Now, well rested after a lovely few days back on our beloved boat, we are getting ready for another festival filled couple of weeks. All caught up on sleep and rest. It’s funny how you don’t realise how tired you are until you stop. Your body keeps pushing on through the long ass days and keeps you going. Like the good machine that it is. I had a to-do list the size of my arm this weekend, but as soon as I plonked my butt on the sofa, I knew that it just wasn’t gonna happen. Orange is the New Black and Kardashians were all of a sudden top priority. Yup, my body was on time out mode.

I did muster up the energy to get a little baking in. Stopping off at my parents for a night I was treated to a garden overflowing with juicy goodies. Mainly raspberries, oh the raspberries. My parents were out-of-town so I figured I’d help them with the gardening and got a big tub load of those red babies to bring home with me. All in the name of recipe testing Mum! Paired with some delicious peaches from the market and this glorious galette was born.




Balsamic Peach and Raspberry Galette (V) (GF)


For the pastry:

200g buckwheat flour
3 tablespoons peanut flour – or any nut flour
1 tablespoon coconut sugar
Pinch sea salt
3 tablespoons unrefined coconut oil
6 tablespoons cold water

For the filling:

2 peaches – slightly firm is best
2 large handfuls raspberries
1 large handful blueberries
5 mint leaves – roughly chopped

For the balsamic glaze:

2 tablespoons date syrup
1 tablespoon balsamic vinegar
Pinch coconut sugar
1/2 teaspoon orange blossom water (optional)

1 tablespoon almond milk



Preheat your oven to Gas Mark 4 / 180 C

In a bowl, mix your dry pastry ingredients. Add the coconut oil and mix with a knife to create breadcrumb-like bits. Slowly add the water and use your hands to form a dough. If too dry, add extra water to the dough.

Once you have formed your dough, cover it and let it sit in the fridge for 30 mins.

While the dough chills, make your syrup. In a saucepan over a low heat, combined all syrup ingredients and stir well. Bring to a low bubble, stirring regularly. Once the mixture has thickened, leave to once side – it will thicken up more as it cools.
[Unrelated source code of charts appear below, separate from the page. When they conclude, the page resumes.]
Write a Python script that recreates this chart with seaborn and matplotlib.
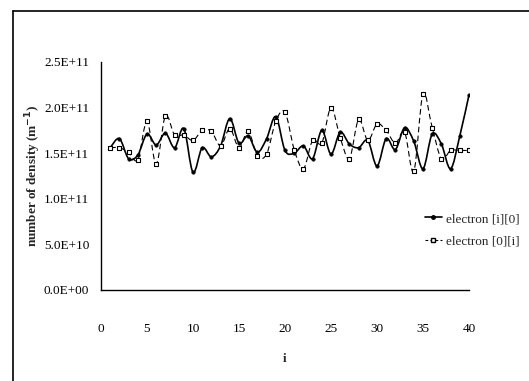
import numpy as np
import pandas as pd
import matplotlib
matplotlib.use("Agg")
import matplotlib.pyplot as plt
from matplotlib.path import Path
from matplotlib.patches import PathPatch
from matplotlib.lines import Line2D
import seaborn as sns

# ---- data ----
i_vals = list(range(1, 41))
electron_i0 = [1.56, 1.66, 1.44, 1.48, 1.71, 1.59, 1.72, 1.56, 1.77, 1.29,
               1.56, 1.46, 1.58, 1.88, 1.61, 1.69, 1.51, 1.66, 1.90, 1.53,
               1.50, 1.58, 1.44, 1.75, 1.49, 1.73, 1.60, 1.56, 1.64, 1.36,
               1.66, 1.54, 1.78, 1.63, 1.33, 1.71, 1.60, 1.33, 1.69, 2.14]
electron_0i = [1.56, 1.56, 1.51, 1.43, 1.85, 1.38, 1.91, 1.70, 1.70, 1.64,
               1.75, 1.74, 1.58, 1.77, 1.56, 1.74, 1.47, 1.49, 1.85, 1.95,
               1.54, 1.33, 1.64, 1.61, 2.00, 1.67, 1.44, 1.87, 1.64, 1.82,
               1.75, 1.61, 1.73, 1.30, 2.15, 1.78, 1.44, 1.53, 1.53, 1.53]
scale = 1e11
y_ticks = [0, 0.5e11, 1.0e11, 1.5e11, 2.0e11, 2.5e11]
y_tick_labels = ["0.0E+00", "5.0E+10", "1.0E+11", "1.5E+11", "2.0E+11", "2.5E+11"]
x_ticks = [0, 5, 10, 15, 20, 25, 30, 35, 40]
series_names = ["electron [i][0]", "electron [0][i]"]

df = pd.DataFrame({
    "i": i_vals * 2,
    "value": [v * scale for v in electron_i0] + [v * scale for v in electron_0i],
    "series": [series_names[0]] * 40 + [series_names[1]] * 40,
})

sns.set_theme(style="white")
plt.rcParams["font.family"] = ["Liberation Serif", "DejaVu Serif"]
FS = 9.5

fig = plt.figure(figsize=(5.29, 3.81), dpi=100)
ax = fig.add_axes([101 / 529, 1 - 290 / 381, (469 - 101) / 529, (290 - 62) / 381])


def smooth_path(xs, ys):
    xs = np.asarray(xs, float)
    ys = np.asarray(ys, float)
    pts = np.column_stack([xs, ys])
    verts = [pts[0]]
    codes = [Path.MOVETO]
    n = len(pts)
    for k in range(n - 1):
        p0 = pts[k - 1] if k > 0 else pts[k]
        p1 = pts[k]
        p2 = pts[k + 1]
        p3 = pts[k + 2] if k + 2 < n else pts[k + 1]
        c1 = p1 + (p2 - p0) / 6.0
        c2 = p2 - (p3 - p1) / 6.0
        verts += [c1, c2, p2]
        codes += [Path.CURVE4] * 3
    return Path(verts, codes)


d1 = df[df.series == series_names[0]]
d2 = df[df.series == series_names[1]]

ax.add_patch(PathPatch(smooth_path(d2["i"], d2["value"]), fill=False,
                       edgecolor="black", lw=0.8, linestyle=(0, (5, 3)), zorder=2))
ax.add_patch(PathPatch(smooth_path(d1["i"], d1["value"]), fill=False,
                       edgecolor="black", lw=1.2, zorder=3))

sns.scatterplot(data=d1, x="i", y="value", ax=ax, marker="o", s=6,
                color="black", edgecolor="black", linewidth=0.5, zorder=4, legend=False)
sns.scatterplot(data=d2, x="i", y="value", ax=ax, marker="s", s=10,
                facecolor="white", edgecolor="black", linewidth=0.8, zorder=5, legend=False)

ax.set_xlim(0, 40)
ax.set_ylim(0, 2.5e11)
ax.set_xticks(x_ticks)
ax.set_xticklabels([str(t) for t in x_ticks])
ax.set_yticks(y_ticks)
ax.set_yticklabels(y_tick_labels)
ax.tick_params(axis="both", length=0, labelsize=FS, colors="black")
ax.tick_params(axis="y", pad=8.5)
ax.tick_params(axis="x", pad=23.5)
for s in ["top", "right"]:
    ax.spines[s].set_visible(False)
for s in ["left", "bottom"]:
    ax.spines[s].set_color("black")
    ax.spines[s].set_linewidth(1.0)

ax.set_xlabel("i", fontsize=FS, fontweight="bold")
ax.xaxis.set_label_coords(0.5, (290 - 353) / 228)
ax.set_ylabel(r"number of density (m$^{\mathbf{-1}}$)", fontsize=FS, fontweight="bold")
ax.yaxis.set_label_coords((43 - 101) / 368, 0.5)
ax.set_facecolor("white")

# legend
handles = [
    Line2D([], [], color="black", lw=1.2, marker="o", markersize=2.5),
    Line2D([], [], color="black", lw=0.8, linestyle=(0, (2.5, 2)), marker="s",
           markersize=3.2, markerfacecolor="white", markeredgecolor="black"),
]
fig.legend(handles, series_names, loc="upper left", bbox_to_anchor=(413 / 529, 1 - 201 / 381),
           frameon=False, fontsize=FS, handlelength=1.3, handletextpad=0.3, labelspacing=0.75)

# outer border lines
fig.add_artist(Line2D([13 / 529, 13 / 529], [0, 1 - 11 / 381], transform=fig.transFigure,
                      color="black", lw=1.2))
fig.add_artist(Line2D([13 / 529, 1], [1 - 11 / 381, 1 - 11 / 381], transform=fig.transFigure,
                      color="black", lw=1.2))

fig.savefig("out.png", dpi=100)
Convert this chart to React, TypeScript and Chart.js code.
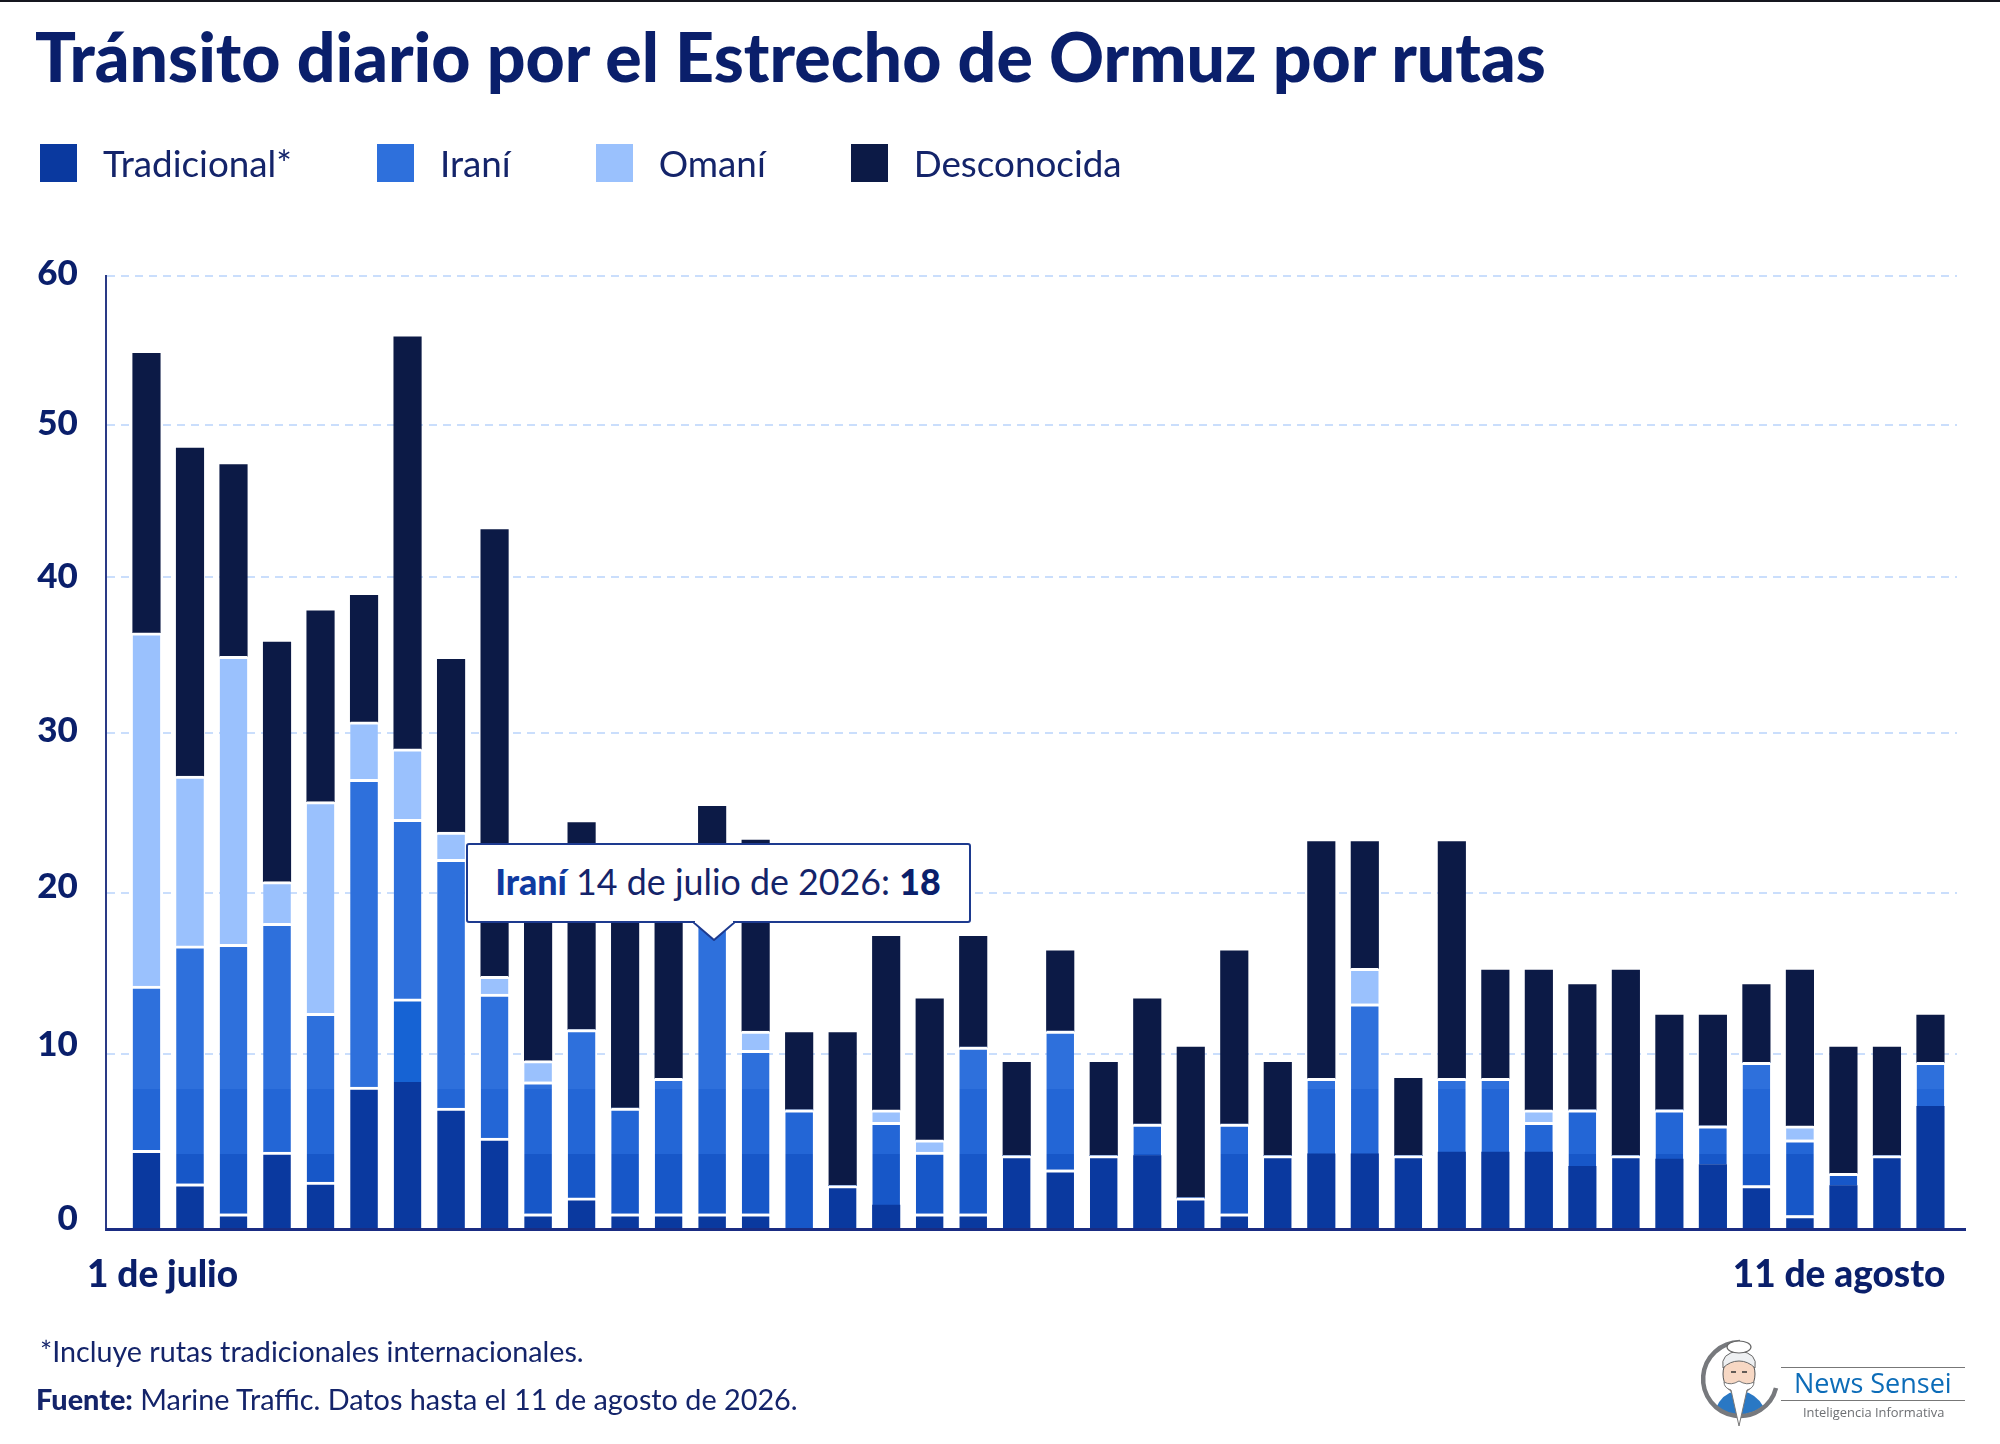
import { useEffect, useRef } from "react"
import { Chart, LinearScale, registerables } from "chart.js"

const days = [
  "1 de julio", "2 de julio", "3 de julio", "4 de julio", "5 de julio", "6 de julio", "7 de julio",
  "8 de julio", "9 de julio", "10 de julio", "11 de julio", "12 de julio", "13 de julio", "14 de julio",
  "15 de julio", "16 de julio", "17 de julio", "18 de julio", "19 de julio", "20 de julio", "21 de julio",
  "22 de julio", "23 de julio", "24 de julio", "25 de julio", "26 de julio", "27 de julio", "28 de julio",
  "29 de julio", "30 de julio", "31 de julio", "1 de agosto", "2 de agosto", "3 de agosto", "4 de agosto",
  "5 de agosto", "6 de agosto", "7 de agosto", "8 de agosto", "9 de agosto", "10 de agosto", "11 de agosto",
]

const tradicional = [
  4.5, 2.6, 0.9, 4.4, 2.7, 8.1, 13.4, 6.9, 5.2, 0.9, 1.8, 0.9, 0.9, 0.9, 0.9, 0, 2.5, 1.4, 0.9, 0.9, 4.2,
  3.4, 4.2, 4.2, 1.8, 0.9, 4.2, 4.3, 4.3, 4.2, 4.4, 4.4, 4.4, 3.6, 4.2, 4, 3.7, 2.5, 0.8, 2.5, 4.2, 7,
]
const irani = [
  9.7, 14.1, 15.9, 13.7, 9.8, 19, 11.2, 15.2, 8.5, 7.5, 9.7, 6, 7.7, 18, 9.3, 6.8, 0, 4.7, 3.5, 9.5, 0,
  8, 0, 1.8, 0, 5.1, 0, 4.3, 8.8, 0, 4.2, 4.2, 1.7, 3.2, 0, 2.8, 2.2, 7, 4.3, 0.7, 0, 2.5,
]
const omani = [
  22.2, 10.6, 18.1, 2.6, 13.2, 3.6, 4.4, 1.7, 1.1, 1.2, 0, 0, 0, 0, 1.2, 0, 0, 0.7, 0.7, 0, 0,
  0, 0, 0, 0, 0, 0, 0, 2.2, 0, 0, 0, 0.7, 0, 0, 0, 0, 0, 0.8, 0, 0, 0,
]
const desconocida = [
  18.4, 21.2, 12.5, 15.1, 12.1, 8.1, 26.9, 10.9, 28.3, 10.4, 12.9, 13, 12.4, 6.5, 11.9, 4.5, 8.8, 10.5, 8.3, 6.9, 5.3,
  5, 5.3, 7.4, 8.6, 10.4, 5.3, 14.6, 7.9, 4.4, 14.6, 6.6, 8.4, 7.5, 11, 5.6, 6.5, 4.8, 9.3, 7.2, 6.2, 2.9,
]

// Días en que tradicional e iraní se tocan sin la línea blanca
const noSeamDays = [17, 23, 27, 28, 30, 31, 32, 33, 35, 36, 39, 41]

const seriesNames = ["Tradicional*", "Iraní", "Omaní", "Desconocida"]
const seriesColors = ["#0a399f", "#2e70dc", "#9ac1fd", "#0c1a46"]

const yTicks = [0, 10, 20, 30, 40, 50, 60]
// El eje del original no es regular: fracción de la altura para cada tick
const yTickFractions = [0, 0.1845, 0.3529, 0.5207, 0.6845, 0.8429, 1]
// Los rótulos del eje tampoco caen justo sobre su línea (px)
const yLabelShifts = [-11, -9, -6, -2, 0, -2, -2]

const xTickDays = [0.37, 38.9]
const xTickLabels = [days[0], days[41]]

const NAVY = "#0a1f6b"

class PiecewiseScale extends LinearScale {
  static id = "piecewise"
  static defaults = LinearScale.defaults

  getPixelForValue(value: number) {
    let i = 0
    while (i < yTicks.length - 2 && value > yTicks[i + 1]) i++
    const t = (value - yTicks[i]) / (yTicks[i + 1] - yTicks[i])
    return this.getPixelForDecimal(yTickFractions[i] + t * (yTickFractions[i + 1] - yTickFractions[i]))
  }

  getValueForPixel(pixel: number) {
    const f = this.getDecimalForPixel(pixel)
    let i = 0
    while (i < yTicks.length - 2 && f > yTickFractions[i + 1]) i++
    const t = (f - yTickFractions[i]) / (yTickFractions[i + 1] - yTickFractions[i])
    return yTicks[i] + t * (yTicks[i + 1] - yTicks[i])
  }

  _computeLabelItems(area: any) {
    const items = (LinearScale.prototype as any)._computeLabelItems.call(this, area)
    items.forEach((item: any, i: number) => {
      const [x, y] = item.options.translation
      item.options.translation = [x, y + (yLabelShifts[i] ?? 0)]
    })
    return items
  }
}

Chart.register(...registerables, PiecewiseScale)

// Los tonos de las barras cambian con la altura, con cortes netos
function toneBands(chart: any, fallback: string, limits: number[], colors: string[]) {
  const y = chart.scales.y
  if (!chart.chartArea || !y) return fallback
  const bottom = y.getPixelForValue(0)
  const top = y.getPixelForValue(60)
  const gradient = chart.ctx.createLinearGradient(0, bottom, 0, top)
  colors.forEach((color, i) => {
    const from = i === 0 ? 0 : (bottom - y.getPixelForValue(limits[i - 1])) / (bottom - top)
    const to = i === colors.length - 1 ? 1 : (bottom - y.getPixelForValue(limits[i])) / (bottom - top)
    gradient.addColorStop(from, color)
    gradient.addColorStop(to, color)
  })
  return gradient
}

const toPoints = (values: number[]) => values.map((y, x) => ({ x, y }))

const baselinePlugin = {
  id: "baseline",
  afterDatasetsDraw(chart: any) {
    const { ctx, chartArea } = chart
    ctx.save()
    ctx.strokeStyle = "#1a2c82"
    ctx.lineWidth = 3
    ctx.beginPath()
    ctx.moveTo(chartArea.left, chartArea.bottom)
    ctx.lineTo(chartArea.right + 9, chartArea.bottom)
    ctx.stroke()
    ctx.restore()
  },
}

function Logo() {
  return (
    <svg width="84" height="92" viewBox="0 0 84 92" style={{ position: "absolute", left: 1698, top: 1336 }}>
      <circle cx="41" cy="43" r="36" fill="#fff" />
      <path d="M18 72q6-14 19-17l8 0q13 3 20 15q-10 8-24 9q-14-1-23-7z" fill="#2a78c4" />
      <path d="M42 6A37 37 0 1 0 78 52" fill="none" stroke="#77797d" strokeWidth="4.500" />
      <ellipse cx="41" cy="38" rx="16" ry="20" fill="#f7d8c4" stroke="#555" strokeWidth="1" />
      <path d="M25 32q-3-15 16-17q19 2 16 17q-7-7-16-7q-9 0-16 7z" fill="#eef0f2" stroke="#666" strokeWidth="1" />
      <ellipse cx="41" cy="11" rx="12" ry="6" fill="#fff" stroke="#666" strokeWidth="1.200" />
      <path d="M26 46q7 4 15-1q8 5 15 1q0 6-7 8l-8 36l-8-36q-7-2-7-8z" fill="#fff" stroke="#777" strokeWidth="1" />
      <path d="M33 36h5M44 36h5" stroke="#333" strokeWidth="1.500" />
    </svg>
  )
}

export default function App() {
  const chartRef = useRef<HTMLCanvasElement>(null)
  const tipRef = useRef<HTMLDivElement>(null)

  useEffect(() => {
    if (!chartRef.current) return

    const chart = new Chart(chartRef.current, {
      type: "bar",
      data: {
        datasets: [
          {
            label: seriesNames[0],
            data: toPoints(tradicional),
            backgroundColor: (c: any) => toneBands(c.chart, seriesColors[0], [8.4], ["#0a399f", "#1663d4"]),
            borderColor: "#fff",
            borderWidth: (c: any) => ({ top: noSeamDays.includes(c.dataIndex) ? 0 : 3 }),
          },
          {
            label: seriesNames[1],
            data: toPoints(irani),
            backgroundColor: (c: any) =>
              toneBands(c.chart, seriesColors[1], [4.3, 8], ["#1757c8", "#2366d6", "#2e70dc"]),
            borderColor: "#fff",
            borderWidth: { top: 3 },
          },
          {
            label: seriesNames[2],
            data: toPoints(omani),
            backgroundColor: seriesColors[2],
            borderColor: "#fff",
            borderWidth: { top: 3 },
          },
          {
            label: seriesNames[3],
            data: toPoints(desconocida),
            backgroundColor: seriesColors[3],
          },
        ],
      } as any,
      options: {
        responsive: false,
        animation: false,
        devicePixelRatio: 1,
        events: [],
        layout: { padding: { top: 275.5, right: 43, bottom: 124.4, left: 0 } },
        datasets: { bar: { barThickness: 27.5 } },
        scales: {
          x: {
            type: "linear",
            stacked: true,
            offset: false,
            min: -0.935,
            max: 41.61,
            grid: { display: false },
            border: { display: false },
            afterBuildTicks: (scale: any) => {
              scale.ticks = xTickDays.map((value) => ({ value }))
            },
            afterFit: (scale: any) => {
              scale.height = 90
            },
            ticks: {
              autoSkip: false,
              maxRotation: 0,
              padding: 15,
              color: NAVY,
              font: { family: "Lato", weight: "900", size: 37 },
              callback: (_v: any, i: number) => xTickLabels[i],
            },
          },
          y: {
            type: "piecewise",
            stacked: true,
            min: 0,
            max: 60,
            afterFit: (scale: any) => {
              scale.width = 105.8
            },
            grid: { color: "#cadefc", lineWidth: 2, drawTicks: false },
            border: { display: true, color: "#2a3a86", width: 2, dash: [8, 6] },
            ticks: {
              stepSize: 10,
              padding: 28,
              color: NAVY,
              font: { family: "Lato", weight: "900", size: 35 },
            },
          },
        } as any,
        plugins: {
          legend: { display: false },
          title: { display: false },
          tooltip: {
            enabled: false,
            external: ({ tooltip }: any) => {
              const tip = tipRef.current
              const point = tooltip.dataPoints?.[0]
              if (!tip || !point) return
              tip.style.display = "block"
              tip.style.left = `${point.element.x - 246}px`
              tip.style.top = `${point.element.y + 12 - 80}px`
              const name = tip.querySelector("b.name") as HTMLElement
              const date = tip.querySelector("span.date") as HTMLElement
              const value = tip.querySelector("b.value") as HTMLElement
              name.textContent = point.dataset.label
              date.textContent = ` ${days[point.dataIndex]} de 2026: `
              value.textContent = String(point.raw.y)
            },
          },
        },
      },
      plugins: [baselinePlugin],
    })

    chart.tooltip?.setActiveElements([{ datasetIndex: 1, index: 13 }], { x: 0, y: 0 })

    return () => {
      chart.destroy()
    }
  }, [])

  return (
    <div
      style={{
        position: "absolute",
        left: 0,
        top: 0,
        width: 2000,
        height: 1444,
        background: "#fff",
        overflow: "hidden",
        fontFamily: "Lato, sans-serif",
        color: "#14246a",
      }}
    >
      <canvas ref={chartRef} width={2000} height={1444} style={{ position: "absolute", left: 0, top: 0 }} />
      <div style={{ position: "absolute", left: 0, top: 0, width: 2000, height: 2, background: "#15171f" }} />

      <div
        style={{
          position: "absolute",
          left: 35,
          top: 13,
          fontSize: 68,
          lineHeight: "85px",
          fontWeight: 900,
          color: NAVY,
          whiteSpace: "nowrap",
        }}
      >
        Tránsito diario por el Estrecho de Ormuz por rutas
      </div>

      <div style={{ position: "absolute", left: 40, top: 144, display: "flex", gap: 85, alignItems: "center" }}>
        {seriesNames.map((name, i) => (
          <div key={name} style={{ display: "flex", alignItems: "center", gap: 26 }}>
            <span style={{ width: 37, height: 38, background: seriesColors[i], display: "block" }} />
            <span style={{ fontSize: 36.8, lineHeight: "38px", whiteSpace: "nowrap" }}>{name}</span>
          </div>
        ))}
      </div>

      <div
        ref={tipRef}
        style={{
          display: "none",
          position: "absolute",
          width: 505,
          height: 80,
          boxSizing: "border-box",
          background: "#fff",
          border: "2px solid #1d3a8f",
          borderRadius: 3,
          fontSize: 35.8,
          lineHeight: "74px",
          paddingLeft: 27,
          color: "#14246a",
          whiteSpace: "pre",
        }}
      >
        <b className="name" style={{ color: "#0f3aa0", fontWeight: 900 }} />
        <span className="date" />
        <b className="value" style={{ color: NAVY, fontWeight: 900 }} />
        <svg width="42" height="20" viewBox="0 0 42 20" style={{ position: "absolute", left: 225, top: 76 }}>
          <path d="M0 1L21 19L42 1" fill="#fff" stroke="#1d3a8f" strokeWidth="2" />
          <rect x="2" y="0" width="38" height="2" fill="#fff" />
        </svg>
      </div>

      <div style={{ position: "absolute", left: 40, top: 1334, fontSize: 28.7, lineHeight: "34px", whiteSpace: "nowrap" }}>
        *Incluye rutas tradicionales internacionales.
      </div>
      <div style={{ position: "absolute", left: 36, top: 1382, fontSize: 28.8, lineHeight: "34px", whiteSpace: "nowrap" }}>
        <b style={{ fontWeight: 900 }}>Fuente:</b> Marine Traffic. Datos hasta el 11 de agosto de 2026.
      </div>

      <Logo />
      <div style={{ position: "absolute", left: 1781, top: 1367, width: 184, height: 32, borderTop: "1.5px solid #777", borderBottom: "1.5px solid #777" }} />
      <div style={{ position: "absolute", left: 1794, top: 1365, fontSize: 27, lineHeight: "36px", color: "#0c6cb8", fontFamily: "Open Sans", whiteSpace: "nowrap" }}>
        News Sensei
      </div>
      <div style={{ position: "absolute", left: 1803, top: 1402, fontSize: 12.9, lineHeight: "20px", color: "#6d6f73", fontFamily: "Open Sans", whiteSpace: "nowrap" }}>
        Inteligencia Informativa
      </div>
    </div>
  )
}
Line a baking tray with parchment paper. Grab your dough from the fridge and roll it out into a rough circle. I did mine about half a centimetre thick.

Using a spatula or spoon, spread out an even coating of your syrup all over the dough.

Cut your peaches into segments and arrange them on the dough, leaving about 2 inches border around the edge. Scatter raspberries and blueberries over the peaches. Drizzle more syrup over the fruit.

Gently fold in your dough border. Don’t worry it the pastry is a bit delicate, you can stick it back down with your fingers easily.

Rub almond milk onto the bare bits of pastry crust.

Place in oven and cook for 30-35 mins, until the pastry starts to brown.